Am Schluss wird noch einmal sehr gut zusammengefasst, was man tun sollte und was nicht. Es ist also ein Lehrbuch, das aber äußerst leicht zu verstehen ist, untermalt mit zahlreichen Beispielen. Man erfährt sehr viel über das Rollenspiel generell, z.B. über die verschiedenen Techniken. Danach bringt der Autor aber auch immer Beispiele, wie man die vermittelte Theorie explizit im Einzelsetting durchführen bzw. umsetzen kann. Es gibt auch zahlreiche Abbildungen, Tabellen und Zeichnungen zum besseren Verständnis des zuvor Erläuterten. Außerdem werden sämtliche Begriffe immer klar definiert und mit Beispielen erläutert.

Anzumerken ist, dass anfangs im Theorieteil stark auf philosophische Vorläufer eingegangen wird und der psychologische Entstehungshintergrund des Rollenspiels vernachlässigt wird. Es wird im Buch auch sehr wenig Bezug auf J. L. Moreno, den Begründer des Rollenspiels, genommen, was der Autor vielleicht noch ergänzend hätte anführen können. Dies wird für neue Leser ungewohnt sein. Der Verfasser stellt das Thema in der Theorie somit aus einem anderen Blickwinkel dar.

Das Buch ist meiner Meinung nach sehr wichtig für Psychotherapeuten, Psychologen, Supervisoren, Couches, Trainer, etc., kurz gesagt für alle Berufsgruppen im sozialen Bereich, die mit ihren Klienten im Einzelsetting arbeiten und das Rollenspiel einsetzen möchten, da es eine wertvolle Unterstützung im Beratungsprozess sein kann. Das Werk ist auch deshalb von großer Bedeutung, weil viele Klienten nicht in einer Gruppe spielen wollen und so eine Möglichkeit haben, ohne den Gruppenkontext die Vorteile und Erkenntnismöglichkeiten durch das Rollenspiel nutzen zu können.
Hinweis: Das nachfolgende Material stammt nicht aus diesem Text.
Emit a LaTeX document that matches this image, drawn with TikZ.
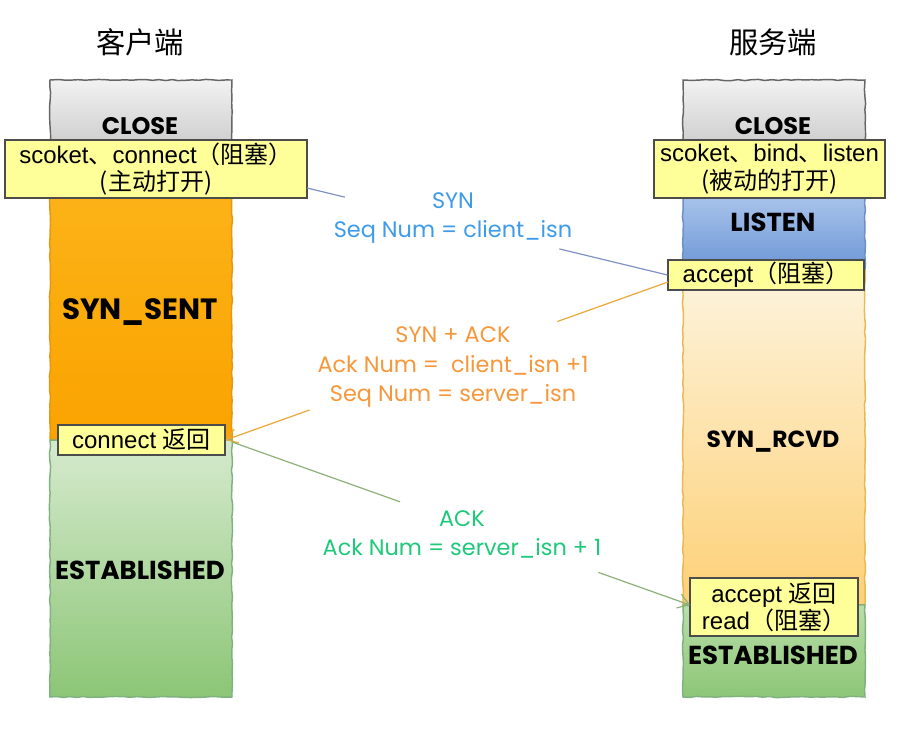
\documentclass[tikz,border=0pt]{standalone}
\usepackage{fontspec}
\setmainfont{Liberation Sans}
\newfontfamily\cjk{Noto Sans CJK SC}
\newfontfamily\comic{Poppins}
\usetikzlibrary{arrows.meta,decorations.pathmorphing,calc}
\newcommand{\zh}[1]{{\cjk #1}}
\definecolor{msgblue}{HTML}{3D9BE9}
\definecolor{msgorange}{HTML}{F5973A}
\definecolor{msggreen}{HTML}{1EC97A}
\definecolor{lnblue}{HTML}{7F92C4}
\definecolor{lnorange}{HTML}{E8A93A}
\definecolor{lngreen}{HTML}{8DB07A}
\definecolor{boxyellow}{HTML}{FFFF99}
\tikzset{
  wob/.style={decorate,decoration={random steps,segment length=5pt,amplitude=0.45pt},line width=1.1pt},
  ybox/.style={draw=black!70,fill=boxyellow,line width=0.8pt,inner sep=0pt,align=center,font=\fontsize{18}{20.5}\selectfont},
  state/.style={font=\comic\bfseries\fontsize{18}{20}\selectfont},
  msg/.style={font=\comic\fontsize{16.8}{21.8}\selectfont,align=center},
  title/.style={font=\cjk\fontsize{22}{26}\selectfont},
  conn/.style={line width=0.9pt},
  tip/.style={-{Straight Barb[length=8pt,width=11pt,line width=0.9pt]}}
}
\begin{document}
\begin{tikzpicture}[x=0.75pt,y=-0.75pt]
\useasboundingbox (0,0) rectangle (909,732);
% titles
\node[title] (tl) at (140,42) {客户端};
\node[title] (tr) at (773,42) {服务端};
% client column
\shade[wob,draw=black!60,top color=black!5,bottom color=black!25] (50,80) rectangle (232,170);
\shade[wob,draw={rgb,255:red,230;green,150;blue,20},top color={rgb,255:red,252;green,180;blue,25},bottom color={rgb,255:red,250;green,163;blue,0}] (50,170) rectangle (232,440);
\shade[wob,draw=green!40!black!50,top color={rgb,255:red,214;green,234;blue,206},bottom color={rgb,255:red,140;green,198;blue,118}] (50,440) rectangle (232,697);
% server column
\shade[wob,draw=black!60,top color=black!5,bottom color=black!25] (683,80) rectangle (865,170);
\shade[wob,draw={rgb,255:red,108;green,143;blue,196},top color={rgb,255:red,190;green,212;blue,242},bottom color={rgb,255:red,108;green,150;blue,214}] (683,170) rectangle (865,270);
\shade[wob,draw={rgb,255:red,232;green,185;blue,80},top color={rgb,255:red,253;green,244;blue,222},bottom color={rgb,255:red,253;green,208;blue,118}] (683,270) rectangle (865,605);
\shade[wob,draw=green!40!black!50,top color={rgb,255:red,186;green,222;blue,170},bottom color={rgb,255:red,140;green,198;blue,118}] (683,605) rectangle (865,697);
% state texts
\node[state] (cclose) at (140,126) {CLOSE};
\node[state] (sclose) at (773,126) {CLOSE};
\node[state,font=\comic\bfseries\fontsize{19.5}{22}\selectfont] (listen) at (773,222) {LISTEN};
\node[state,font=\comic\bfseries\fontsize{22}{24}\selectfont] (synsent) at (140,312) {SYN\_SENT};
\node[state,font=\comic\bfseries\fontsize{19.5}{22}\selectfont] (cest) at (140,570) {ESTABLISHED};
\node[state,font=\comic\bfseries\fontsize{17.5}{20}\selectfont] (synrcvd) at (773,442) {SYN\_RCVD};
\node[state,font=\comic\bfseries\fontsize{19.5}{22}\selectfont] (sest) at (773,655) {ESTABLISHED};
% yellow boxes
\node[ybox,minimum width=226.5pt,minimum height=43.5pt] (cbox) at (156,169) {scoket\zh{、}connect\zh{（阻塞）}\\\zh{(主动打开)}};
\node[ybox,minimum width=173.25pt,minimum height=43.5pt] (sbox) at (769.5,169) {scoket\zh{、}bind\zh{、}listen\\\zh{(被动的打开)}};
\node[ybox,minimum width=147pt,minimum height=22.5pt] (acc) at (766,275) {accept\zh{（阻塞）}};
\node[ybox,minimum width=125.25pt,minimum height=22.5pt] (cret) at (141.5,440) {connect \zh{返回}};
\node[ybox,minimum width=126pt,minimum height=43.5pt] (aret) at (774,607) {accept \zh{返回}\\read\zh{（阻塞）}};
% message labels
\node[msg,text=msgblue] (m1) at (453,218) {SYN\\Seq Num = client\_isn};
\node[msg,text=msgorange] (m2) at (453,367) {SYN + ACK\\Ack Num = \ client\_isn +1\\Seq Num = server\_isn};
\node[msg,text=msggreen] (m3) at (462,534) {ACK\\Ack Num = server\_isn + 1};
% connectors
\coordinate (p1) at (307,188);
\coordinate (q1) at (acc.west);
\draw[conn,lnblue] (p1) -- ($(p1)!0.105!(q1)$);
\draw[conn,lnblue] ($(p1)!0.70!(q1)$) -- (q1);
\coordinate (p2) at (668,282);
\coordinate (q2) at (cret.east);
\draw[conn,lnorange] (p2) -- ($(p2)!0.25!(q2)$);
\draw[conn,lnorange,tip] ($(p2)!0.81!(q2)$) -- (q2);
\coordinate (p3) at (232,442);
\coordinate (q3) at (690,605);
\draw[conn,lngreen] (p3) -- ($(p3)!0.367!(q3)$);
\draw[conn,lngreen,tip] ($(p3)!0.80!(q3)$) -- (q3);
\end{tikzpicture}
\end{document}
Die Theorie wird im Buch eher kurz vorgestellt, hier wurde sie allerdings länger ausgeführt. Der Grund hierfür ist, dass die vorgestellten Techniken des Rollenspiels Menschen, die sich mit dem Thema in irgendeiner Form bereits auseinandergesetzt haben, bereits bekannt sind. Neu daran ist, dass der Autor es auf das Einzelsetting umlegt. Aufgrund der Praxisbeispiele wird demonstriert, dass die verschiedenen Techniken auch für das Einzelsetting einsetzbar sind.

Fazit ist also, dass Roger Schaller sein Buch sehr praxisnah verfasst hat und es für jedermann verständlich geschrieben hat. Es gibt einen guten Überblick und Einblick in die Welt des Rollenspiels und man bekommt zahlreiche Anregungen für die Arbeit im Einzelsetting präsentiert. Der Leser lernt ein großes Repertoire an Techniken kennen, die man in der Umsetzung für eigene Bedürfnisse abwandeln kann. Meiner Meinung nach handelt es sich hier um ein äußerst empfehlenswertes Werk.